Lawrence Jeppson is an art consultant, organizer and curator of art exhibitions, writer, editor and publisher, lecturer, art historian, and appraiser. He is America's leading authority on modern, handwoven French tapestries. He is expert on the works of William Henry Clapp, Nat Leeb, Tsing-fang Chen, and several French artists.

He is founding president of the non-profit Mathieu Matégot Foundation for Contemporary Tapestry, whose purview encompasses all 20th-century tapestry, an interest that traces back to 1948. For many years he represented the Association des Peintres-Cartonniers de Tapisserie and Arelis in America.

Through the Smithsonian Institution Traveling Exhibition Service, the American Federation of Arts, the Museum of Modern Art, and his own Art Circuit Services he has been a contributor to or organizer of more than 200 art exhibitions in the United States, Canada, Japan, and Taiwan. He owns AcroEditions, which publishes and/or distributes multiple-original art. He was co-founder and artistic director of Collectors' Investment Fund.

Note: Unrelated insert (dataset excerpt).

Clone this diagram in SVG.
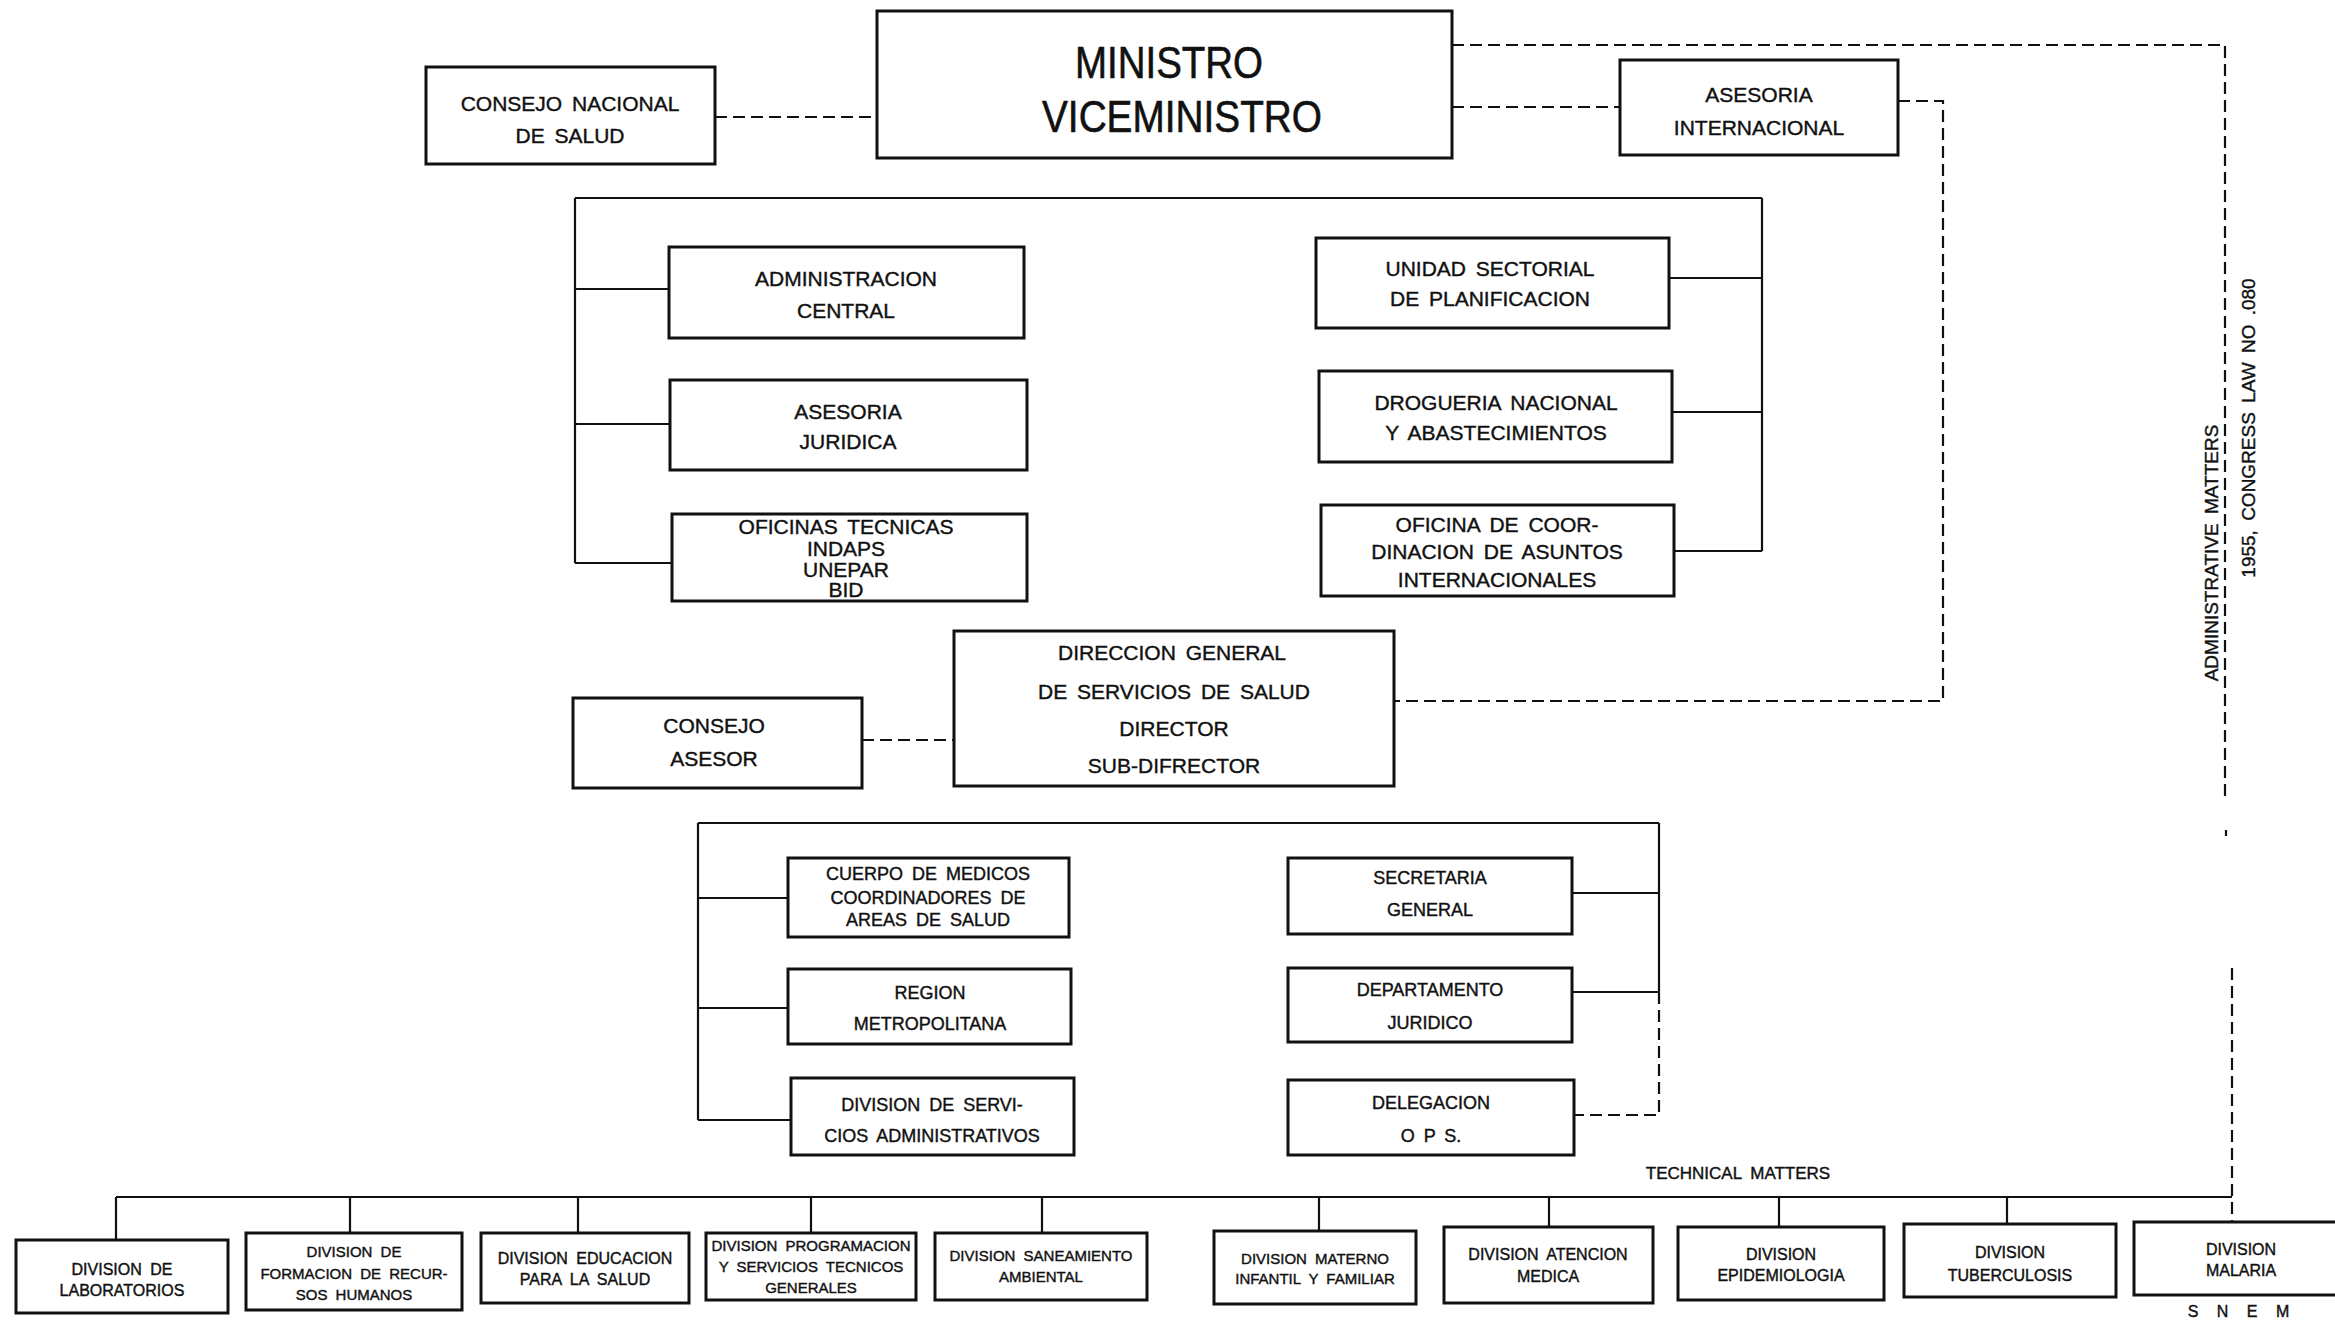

He is the director of the Spring Arts Foundation; Utah Cultural Arts Foundation, and the Fine Arts Legacy Foundation

Lawrence is an early-in-the-month home teacher, whose beat is by elevator. In addition, he has spent the past six years hosting and promoting reunions of the missionaries who served in the French Mission (France, Belgium, and Switzerland) during the decade after WWII.